Even by Miami standards, Charlie Coles has put the RedHawks through the ringer.  In 16 games, they played five undefeated teams: Ohio State, Duke, San Diego State, Cincinnati, and Kansas.  This does not include top 100 opponents Xavier, Dayton, and Belmont.  What is worrying is their performance against the lower-ranked teams.  They struggled to beat Towson and Troy and lost to Green Bay, all at home.  The Xavier win, though, is a silver lining.

There have been murmurs of the RedHawks running more and playing a faster pace, but they are still 312nd nationally at 64.9 possessions per 40 minutes.  One departure from Miami tradition is a freshman getting minutes; Quinten Rollins is logging 27.5 a contest.  The other three freshmen are all seeing limited action.  The biggest difference from what we're used to seeing from Miami is the defense... or rather, a lack of it.  Giving up 1.077 D-PPP, they are 308th nationally.  That's not going to win games.  The offense isn't making up for it, either, scoring a paltry .912 O-PPP.  The murderer's row they faced was certainly a factor, but that doesn't explain the sieve of a defense against Troy (1.134 D-PPP) and Wright State (1.106) or the lack of an offense against Towson (.909 O-PPP) or IUPUI (.922).

Most distressing is the effort.  Players really don't seem invested, especially in this latest four-game skid.  Both Julian Mavunga or Nick Winbush, continue to chuck threes.  That's especially distressing in Mavunga's case.  A 51.9% shooter from two, he's taking 3.18 threes a game at a 31.4% clip. 

Northern Illinois
There's not much to be excited about in DeKalb.  All three D-I wins have come against the bottom 100 teams.

Xavier Silas started the year off on fire.  A career 39% shooter, he is connecting on 47% of his shots from the field.  He's making 90.1% of his free throws (compared to 79.2% for his career) and 41.1% of his threes (compared to 34.2% for his career).  He might be cooling off, however.  After going 11-23 Dec. 18 against Temple, he shot 30.5% in the next four games, and that's including a 6-11 night against Utah Valley New Year's Eve.  The cold streak has extended behind the arc during this stretch (4-16) but not the free throw line (23-26).

Remember Buffalo's tradition of playing a lot of men?  Patton has taken the torch.  There are 10 Huskies playing 12 minutes a game.  Silas is the only one playing more than 30, and only two others averaging more than 20.  The substitutions might be contributing to a lack of defensive consistency.  NIU is last in the conference, allowing 1.103 D-PPP.

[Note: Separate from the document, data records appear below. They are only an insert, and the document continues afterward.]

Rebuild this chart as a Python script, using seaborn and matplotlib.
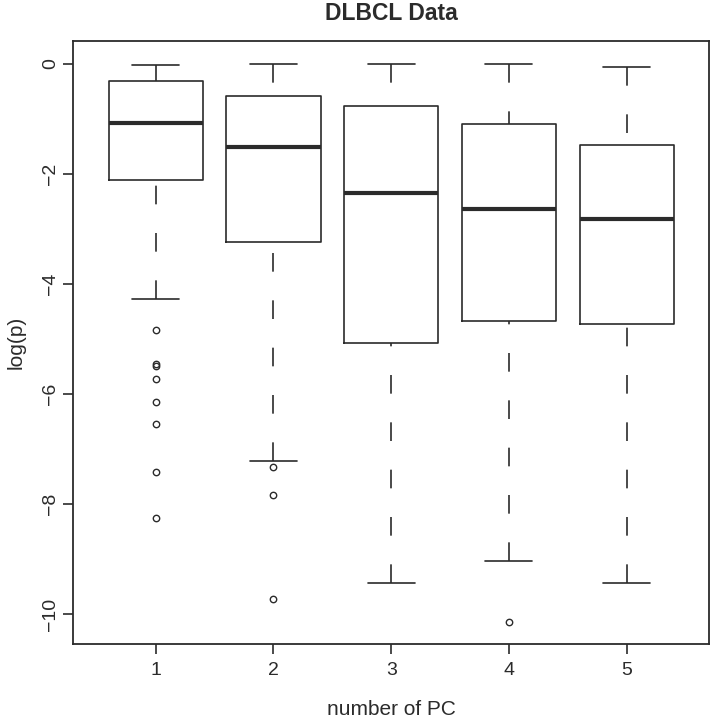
import matplotlib
matplotlib.use("Agg")
import matplotlib.pyplot as plt
import seaborn as sns

# boxplot statistics (log p per number of PCs)
pcs = [1, 2, 3, 4, 5]
whis_hi = [-0.02, 0.0, 0.0, 0.0, -0.06]
q3 = [-0.31, -0.58, -0.77, -1.09, -1.48]
medians = [-1.07, -1.51, -2.35, -2.65, -2.83]
q1 = [-2.11, -3.24, -5.08, -4.67, -4.73]
whis_lo = [-4.27, -7.21, -9.44, -9.03, -9.44]
outliers = [
    [-4.84, -5.45, -5.50, -5.73, -6.15, -6.55, -7.42, -8.25],
    [-7.33, -7.83, -9.73],
    [],
    [-10.14],
    [],
]

sns.set_theme(style="white")
plt.rcParams["font.family"] = ["Liberation Sans", "DejaVu Sans"]

ink = "#2b2b2b"
lw = 1.2

stats = []
for i, pc in enumerate(pcs):
    stats.append(dict(label=str(pc), med=medians[i], q1=q1[i], q3=q3[i],
                      whislo=whis_lo[i], whishi=whis_hi[i], fliers=outliers[i]))

fig = plt.figure(figsize=(7.1, 7.2), dpi=100)
ax = fig.add_axes([0.1033, 0.105, 0.8953, 0.838])

res = ax.bxp(stats, positions=pcs, widths=0.8, showfliers=True,
             boxprops=dict(color=ink, linewidth=lw),
             medianprops=dict(color=ink, linewidth=3.0, solid_capstyle="butt"),
             whiskerprops=dict(color=ink, linewidth=lw, linestyle=(0, (11.2, 17.2))),
             capprops=dict(color=ink, linewidth=lw),
             capwidths=0.4,
             flierprops=dict(marker="o", markersize=4.6, markerfacecolor="none",
                             markeredgecolor=ink, markeredgewidth=1.0, linestyle="none"))

# R draws whiskers from the whisker end toward the box, so the dash starts at the cap
for w in res["whiskers"]:
    xs, ys = w.get_xdata(), w.get_ydata()
    w.set_data(xs[::-1], ys[::-1])

ax.set_xlim(0.3, 5.7)
ax.set_ylim(-10.55, 0.41)
ax.set_xticks(pcs)
ax.set_xticklabels([str(p) for p in pcs])
ax.set_yticks([0, -2, -4, -6, -8, -10])
ax.set_yticklabels(["0", "\u22122", "\u22124", "\u22126", "\u22128", "\u221210"],
                   rotation=90, va="center")

for s in ax.spines.values():
    s.set_visible(True)
    s.set_color(ink)
    s.set_linewidth(1.3)

ax.tick_params(axis="both", direction="out", length=7, width=1.2, color=ink,
               labelsize=14, labelcolor=ink, left=True, bottom=True)
ax.tick_params(axis="x", pad=6)
ax.tick_params(axis="y", pad=3)

ax.set_title("DLBCL Data", fontsize=16.5, fontweight="bold", color=ink, pad=15)
ax.set_xlabel("number of PC", fontsize=15, color=ink, labelpad=15)
ax.set_ylabel("log(p)", fontsize=15, color=ink, labelpad=12)

fig.savefig("out.png", dpi=100)
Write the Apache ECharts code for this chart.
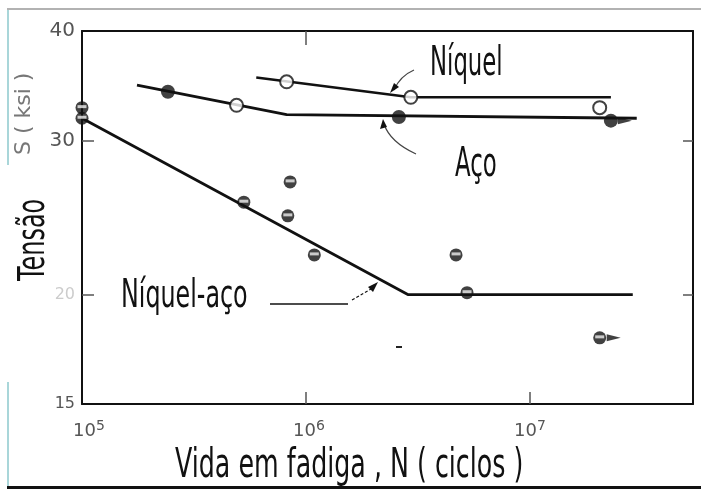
<!DOCTYPE html>
<html>
<head>
    <meta charset="utf-8">
    <title>Vida em fadiga</title>
    <script src="https://cdn.jsdelivr.net/npm/echarts@6.0.0/dist/echarts.min.js"></script>
    <style>
        html, body { margin: 0; padding: 0; background: #fff; }
    </style>
</head>
<body>
<div id="chart" style="width: 701px; height: 489px;"></div>
<script>
    // dados: [N ciclos, S ksi]
    var niquelLinha = [[6.0e5, 35.4], [2.94e6, 33.6], [2.3e7, 33.6]];
    var acoLinha = [[1.76e5, 34.7], [8.2e5, 32.1], [3.0e7, 31.8]];
    var niquelAcoLinha = [[1.0e5, 31.8], [2.85e6, 20.0], [2.88e7, 20.0]];

    var pontosAbertos = [[8.2e5, 35.0], [4.9e5, 32.9], [2.94e6, 33.6], [2.05e7, 32.7]];
    var pontosCheios = [[2.42e5, 34.1], [2.6e6, 31.9], [2.3e7, 31.6]];
    var pontosMeios = [[1.0e5, 32.7], [1.0e5, 31.8], [5.28e5, 25.5], [8.5e5, 26.9], [8.3e5, 24.6],
        [1.09e6, 22.2], [4.68e6, 22.2], [5.24e6, 20.1], [2.05e7, 17.85]];
    var semRuptura = [[2.3e7, 31.6], [2.05e7, 17.85]];

    var xTicks = [1e5, 1e6, 1e7];
    var yTicks = [15, 20, 30, 40];

    var chart = echarts.init(document.getElementById('chart'));

    var font = 'DejaVu Sans';
    function texto(txt, x, y, size, sx, rot, color) {
        return {
            type: 'text', x: x, y: y, scaleX: sx, rotation: rot || 0,
            style: { text: txt, font: size + 'px "' + font + '"', fill: color || '#111',
                textAlign: 'left', textVerticalAlign: 'top' },
            z: 50
        };
    }
    function traco(pts, w, dash) {
        return { type: 'polyline', shape: { points: pts },
            style: { stroke: '#111', lineWidth: w || 1.2, fill: null, lineDash: dash || null }, z: 40 };
    }
    function ponta(pts) {
        return { type: 'polygon', shape: { points: pts }, style: { fill: '#111' }, z: 40 };
    }

    var linha = function (data, w) {
        return { type: 'line', data: data, symbol: 'none', clip: false,
            lineStyle: { color: '#111', width: w }, z: 3 };
    };

    var option = {
        backgroundColor: '#fff',
        animation: false,
        grid: { left: 82, top: 31, right: 8, bottom: 85 },
        xAxis: [{
            type: 'log', logBase: 10, min: 1e5, max: 5.35e7,
            axisLine: { lineStyle: { color: '#111', width: 2 } },
            axisTick: { inside: true, length: 12, customValues: [1e6, 1e7], lineStyle: { color: '#555', width: 1.5 } },
            splitLine: { show: false },
            axisLabel: {
                customValues: xTicks, margin: 15,
                formatter: function (v) {
                    var e = Math.round(Math.log10(v));
                    var pre = e === 5 ? '{e|}' : (e === 6 ? '{m|}' : '');
                    return pre + '{b|10}{s|' + e + '}';
                },
                rich: {
                    b: { fontSize: 18, color: '#555', fontFamily: font },
                    s: { fontSize: 14, color: '#555', fontFamily: font, padding: [0, 0, 10, 0] },
                    e: { width: 14 },
                    m: { width: 6 }
                }
            }
        }, {
            type: 'log', logBase: 10, min: 1e5, max: 5.35e7, position: 'top',
            axisLine: { lineStyle: { color: '#111', width: 2 } },
            axisTick: { inside: true, length: 14, customValues: [1e6], lineStyle: { color: '#555', width: 1.5 } },
            axisLabel: { show: false }, splitLine: { show: false }
        }],
        yAxis: [{
            type: 'log', logBase: 10, min: 15, max: 40,
            axisLine: { lineStyle: { color: '#111', width: 2 } },
            axisTick: { inside: true, length: 12, customValues: [20, 30], lineStyle: { color: '#555', width: 1.5 } },
            splitLine: { show: false },
            axisLabel: {
                customValues: yTicks, margin: 7,
                formatter: function (v) {
                    if (v === 15) return '{p|15}';
                    if (v === 20) return '{f|20}';
                    return '{g|' + v + '}';
                },
                rich: {
                    g: { fontSize: 20, color: '#555', fontFamily: font },
                    p: { fontSize: 16, color: '#555', fontFamily: font },
                    f: { fontSize: 16, color: '#ccc', fontFamily: font }
                }
            }
        }, {
            type: 'log', logBase: 10, min: 15, max: 40, position: 'right',
            axisLine: { lineStyle: { color: '#111', width: 2 } },
            axisTick: { inside: true, length: 10, customValues: [20, 30], lineStyle: { color: '#555', width: 1.5 } },
            axisLabel: { show: false }, splitLine: { show: false }
        }],
        series: [
            linha(niquelLinha, 2.5),
            linha(acoLinha, 2.8),
            linha(niquelAcoLinha, 2.8),
            {
                type: 'scatter', data: semRuptura, symbol: 'triangle', symbolRotate: -90,
                symbolSize: [7, 14], symbolOffset: [14, 0], itemStyle: { color: '#111' }, z: 4, clip: false
            },
            {
                type: 'scatter', data: pontosAbertos, symbol: 'circle', symbolSize: 13, clip: false,
                itemStyle: { color: '#fff', borderColor: '#111', borderWidth: 2 }, z: 5
            },
            {
                type: 'scatter', data: pontosCheios, symbol: 'circle', symbolSize: 14, clip: false,
                itemStyle: { color: '#111' }, z: 5
            },
            {
                type: 'scatter', data: pontosMeios, symbol: 'circle', symbolSize: 13, clip: false,
                itemStyle: { color: '#111' }, z: 5
            },
            {
                type: 'scatter', data: pontosMeios, symbol: 'rect', symbolSize: [9, 3], symbolOffset: [0, -1],
                clip: false, itemStyle: { color: '#eee' }, z: 6
            }
        ],
        graphic: [
            texto('Níquel', 430, 45, 40, 0.57),
            texto('Aço', 455, 146, 40, 0.57),
            texto('Níquel-aço', 121, 277, 39, 0.61),
            texto('Vida em fadiga , N ( ciclos )', 175, 447, 40, 0.633),
            texto('Tensão', 15, 281, 38, 0.63, Math.PI / 2),
            texto('S ( ksi )', 13, 155, 22, 1, Math.PI / 2, '#777'),
            // anotacoes
            { type: 'bezierCurve', shape: { x1: 414, y1: 70, x2: 394, y2: 90, cpx1: 400, cpy1: 76 },
                style: { stroke: '#444', lineWidth: 1.2, fill: null }, z: 40 },
            ponta([[390, 93], [394, 83], [399, 87]]),
            { type: 'bezierCurve', shape: { x1: 416, y1: 154, x2: 384, y2: 124, cpx1: 390, cpy1: 142 },
                style: { stroke: '#444', lineWidth: 1.2, fill: null }, z: 40 },
            ponta([[383, 119], [380, 129], [387, 127]]),
            traco([[270, 304], [348, 304]], 1.6),
            traco([[352, 300], [371, 289]], 1.2, [3, 2]),
            ponta([[378, 282], [368, 287], [373, 292]]),
            { type: 'rect', shape: { x: 396, y: 346, width: 6, height: 2 }, style: { fill: '#222' } },
            // bordas da imagem
            { type: 'line', shape: { x1: 7, y1: 9, x2: 701, y2: 9 }, style: { stroke: '#999', lineWidth: 1.5 } },
            { type: 'line', shape: { x1: 8, y1: 10, x2: 8, y2: 165 }, style: { stroke: '#8cc8cc', lineWidth: 1.5 } },
            { type: 'line', shape: { x1: 8, y1: 382, x2: 8, y2: 489 }, style: { stroke: '#8cc8cc', lineWidth: 1.5 } },
            { type: 'rect', shape: { x: 7, y: 486, width: 694, height: 3 }, style: { fill: '#111' } }
        ]
    };

    chart.setOption(option);
</script>
</body>
</html>
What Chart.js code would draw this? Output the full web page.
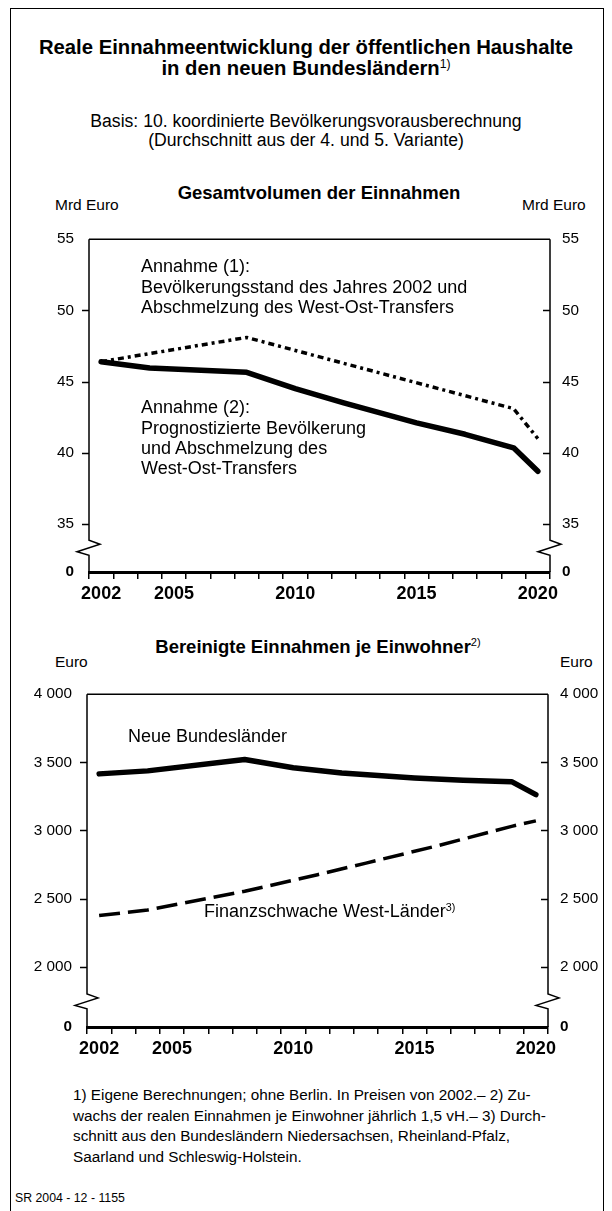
<!doctype html>
<html lang="de">
<head>
<meta charset="utf-8">
<script src="https://cdn.jsdelivr.net/npm/chart.js@4"></script>
<style>
*{box-sizing:border-box}
html,body{margin:0;padding:0;background:#fff}
body{width:612px;height:1211px;position:relative;overflow:hidden;font-family:"Liberation Sans",Arial,Helvetica,sans-serif;color:#000}
.frame{position:absolute;left:10px;top:8px;width:594px;height:1260px;border:1.5px solid #000}
.t{position:absolute;white-space:nowrap;transform:translateY(-50%);line-height:1}
.c{transform:translate(-50%,-50%)}
.b{font-weight:bold}
.lab{font-size:18px}
.fn{font-size:15.3px}
sup{font-size:0.6em;font-weight:normal;vertical-align:0.6em;line-height:0}
canvas{position:absolute;left:0}
</style>
</head>
<body>
<div class="frame"></div>

<div class="t c b" style="left:306px;top:47px;font-size:20.3px">Reale Einnahmeentwicklung der öffentlichen Haushalte</div>
<div class="t c b" style="left:306px;top:68px;font-size:20.3px">in den neuen Bundesländern<sup>1)</sup></div>
<div class="t c" style="left:306px;top:122px;font-size:17.6px">Basis: 10. koordinierte Bevölkerungsvorausberechnung</div>
<div class="t c" style="left:306px;top:141px;font-size:17.6px">(Durchschnitt aus der 4. und 5. Variante)</div>

<!-- chart 1 -->
<div class="t c b" style="left:319px;top:193px;font-size:18.5px">Gesamtvolumen der Einnahmen</div>
<div class="t" style="left:55px;top:205px;font-size:15.5px">Mrd Euro</div>
<div class="t" style="left:522px;top:205px;font-size:15.5px">Mrd Euro</div>
<canvas id="c1" width="612" height="400" style="top:215px"></canvas>
<div class="t lab" style="left:141px;top:266px">Annahme (1):</div>
<div class="t lab" style="left:141px;top:287px">Bevölkerungsstand des Jahres 2002 und</div>
<div class="t lab" style="left:141px;top:307px">Abschmelzung des West-Ost-Transfers</div>
<div class="t lab" style="left:141px;top:407px">Annahme (2):</div>
<div class="t lab" style="left:141px;top:428px">Prognostizierte Bevölkerung</div>
<div class="t lab" style="left:141px;top:448px">und Abschmelzung des</div>
<div class="t lab" style="left:141px;top:468px">West-Ost-Transfers</div>

<!-- chart 2 -->
<div class="t c b" style="left:318px;top:647px;font-size:18.5px">Bereinigte Einnahmen je Einwohner<sup>2)</sup></div>
<div class="t" style="left:55px;top:662px;font-size:15.5px">Euro</div>
<div class="t" style="left:560px;top:662px;font-size:15.5px">Euro</div>
<canvas id="c2" width="612" height="400" style="top:670px"></canvas>
<div class="t lab" style="left:128px;top:736px">Neue Bundesländer</div>
<div class="t lab" style="left:204px;top:911px">Finanzschwache West-Länder<sup>3)</sup></div>

<div class="t fn" style="left:73px;top:1095px">1) Eigene Berechnungen; ohne Berlin. In Preisen von 2002.– 2) Zu-</div>
<div class="t fn" style="left:73px;top:1116px">wachs der realen Einnahmen je Einwohner jährlich 1,5 vH.– 3) Durch-</div>
<div class="t fn" style="left:73px;top:1136px">schnitt aus den Bundesländern Niedersachsen, Rheinland-Pfalz,</div>
<div class="t fn" style="left:73px;top:1157px">Saarland und Schleswig-Holstein.</div>
<div class="t" style="left:15px;top:1198px;font-size:12.3px">SR 2004 - 12 - 1155</div>

<script>
// categories
const years = [2002,2003,2004,2005,2006,2007,2008,2009,2010,2011,2012,2013,2014,2015,2016,2017,2018,2019,2020];
const shownYears = [2002,2005,2010,2015,2020];

// Gesamtvolumen, Mrd Euro (null = no kink read there)
const annahme1 = [46.4,null,null,null,null,null,48.1,null,null,null,null,null,null,null,null,null,null,43.1,41.0];
const annahme2 = [46.4,null,45.95,null,null,null,45.65,null,44.5,null,43.5,null,null,42.1,null,41.3,null,40.35,38.7];
const ticks1 = [35,40,45,50,55];

// je Einwohner, Euro
const neueLaender = [3415,null,3437,null,null,null,3521,null,3460,null,3422,null,null,3385,null,3368,null,3358,3263];
const westLaender = [2375,null,2416,null,null,null,2553,null,null,2675,null,2760,null,null,2890,null,null,3030,3070];
const ticks2 = [2000,2500,3000,3500,4000];

const FONT = '"Liberation Sans", Arial, Helvetica, sans-serif';

// axis frame: top line, broken vertical axes with zigzag, inward ticks
const axisFrame = {
  id: 'axisFrame',
  afterDraw(chart, args, o){
    const {ctx, chartArea:a} = chart;
    const y = chart.scales.y;
    const yb = y.getPixelForValue(o.breakAt);
    ctx.save();
    ctx.strokeStyle = '#000'; ctx.lineWidth = 1.5;
    ctx.beginPath(); ctx.moveTo(a.left, a.top); ctx.lineTo(a.right, a.top); ctx.stroke();
    for (const x of [a.left, a.right]){
      ctx.beginPath();
      ctx.moveTo(x, a.top); ctx.lineTo(x, yb);
      ctx.lineTo(x + 11, yb + 4); ctx.lineTo(x - 12, yb + 11.5); ctx.lineTo(x, yb + 15);
      ctx.lineTo(x, a.bottom);
      ctx.stroke();
      y.ticks.forEach(t => {
        if (t.value === y.min || t.value === y.max) return;
        const py = Math.round(y.getPixelForValue(t.value)) + 0.5;
        ctx.beginPath(); ctx.moveTo(x - 7, py); ctx.lineTo(x, py); ctx.stroke();
      });
    }
    ctx.restore();
  }
};

function fmt(v){ return String(v).replace(/\B(?=(\d{3})+(?!\d))/g, ' '); }

function makeChart(id, sets, tickVals, min, max, breakAt, leftW, rightW){
  const yScale = (pos, w) => ({
    type: 'linear', position: pos, min: min, max: max,
    afterBuildTicks: s => { s.ticks = [{value:min}].concat(tickVals.map(v => ({value:v}))); },
    afterFit: s => { s.width = w; },
    grid: { display:false, drawTicks:false },
    border: { display:false },
    ticks: {
      padding: pos === 'left' ? 15 : 12,
      color: '#000',
      font: c => ({ family: FONT, size: 15.3, weight: (c.tick && c.tick.value === min) ? 'bold' : 'normal' }),
      callback: v => v === min ? '0' : fmt(v)
    }
  });
  return new Chart(document.getElementById(id), {
    type: 'line',
    data: { labels: years, datasets: sets },
    options: {
      responsive: false, animation: false, devicePixelRatio: 1,
      layout: { padding: { top: 16, bottom: 0, left: 0, right: 0 } },
      plugins: { legend:{display:false}, tooltip:{enabled:false}, axisFrame:{ breakAt: breakAt } },
      elements: { point:{ radius:0 }, line:{ tension:0 } },
      scales: {
        x: {
          type: 'category', offset: true,
          afterFit: s => { s.height = 43; },
          grid: { offset:true, drawOnChartArea:false, drawTicks:true, tickLength:7, color:'#000', lineWidth:1.5 },
          border: { display:true, color:'#000', width:3 },
          ticks: {
            autoSkip:false, maxRotation:0, padding:4, color:'#000',
            font: { family: FONT, size: 18, weight: 'bold' },
            callback: (v, i) => shownYears.includes(years[i]) ? String(years[i]) : ''
          }
        },
        y: yScale('left', leftW),
        y2: yScale('right', rightW)
      }
    },
    plugins: [axisFrame]
  });
}

makeChart('c1', [
  { data: annahme1, spanGaps:true, borderColor:'#000', borderWidth:3.5, borderDash:[6,4,3,4] },
  { data: annahme2, spanGaps:true, borderColor:'#000', borderWidth:5.5, borderCapStyle:'round', borderJoinStyle:'round' }
], ticks1, 31.63, 55, 33.86, 89, 62);

makeChart('c2', [
  { data: westLaender, spanGaps:true, borderColor:'#000', borderWidth:3.5, borderDash:[21,8] },
  { data: neueLaender, spanGaps:true, borderColor:'#000', borderWidth:5.5, borderCapStyle:'round', borderJoinStyle:'round' }
], ticks2, 1557, 4000, 1800, 87, 64);
</script>
</body>
</html>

The Bobcats are a mess.  They're not playing offense (.986 O-PPP) or defense (1 D-PPP) well.  DJ Cooper is great, but he can't do it all himself and he's trying.  A 28.4% three-point shooter, he's launching 6.78 attempts a game.  DeVaughn Washington is not the wrecking force he was down the stretch last season.  Tommy Freeman has battled injuries and sickness.

A typical offensive possession for the Bobcats goes one of two ways: A three attempt, either early in the shot clock or after a few fruitless pass attempts around the perimeter, or a forward gets the ball, tries backing his man down, and shoots it whether open, guarded, double-teamed, or triple-teamed.  It's a marvel of consistency.

Despite not being an especially large team, the Bobcats are fourth in offensive rebounding percentage (34.9%) and, after struggling early, fifth in defensive rebounding (68.3%).  Freshman Nick Kellogg is shooting 42.1% from deep and has been acclimating himself well, but his minutes have been inconsistent.  Ohio is fouling a lot (22.4 a game), too.

What is there to say about the Rockets?  They're actually looking like a D-I team this year.  Tod Kowalczyk has basically had to start over.  How much of a reset is this?  Only Nevada is less experienced than Toledo.  It hasn't helped that UT played four top 100 teams in their first 9 games, then capped non-conference play against Alabama.  Against middling and bottom teams, the Rockets have mostly been competitive.

Still, it's going to be a long season.  Toledo is 327th  nationally with .845 O-PPP and 319th nationally 1.097 D-PPP.

Western Michigan
A Bronco squad that I thought would be terrible is instead mediocre.  Life after David Kool hasn't been easy so far, as WMU is struggling offensively (.984 O-PPP).  Freshman Matt Stainbrook is off to a strong start.  The forward is shooting 60.2% from two and is 96th nationally in offensive rebound rate (13.6%).  Flenard Whitfield has taken the most shots on the team, which is fine so long as they're happening inside the three-point arc.  Inside it, he's 53%.  Behind it, he's just 1-11 on the year. 

Juwan Howard Jr. has shown some flashes of brilliance, shooting 9-15 in the comeback effort against Troy and 6-12 against Eastern Illinois.  (Can anyone else believe his dad is still in the NBA?  What if Juwan Jr. blows up and gets drafted?  They would have to be the first father-son combo in NBA history.  What would the odds of that been?  1-in-a-billion?  Seriously.  Juwan Howard.)

It looks like Demetrius Ward is the point guard.  Many people, myself included, thought Alex Wolf would have taken the reins.  That hasn't  happened.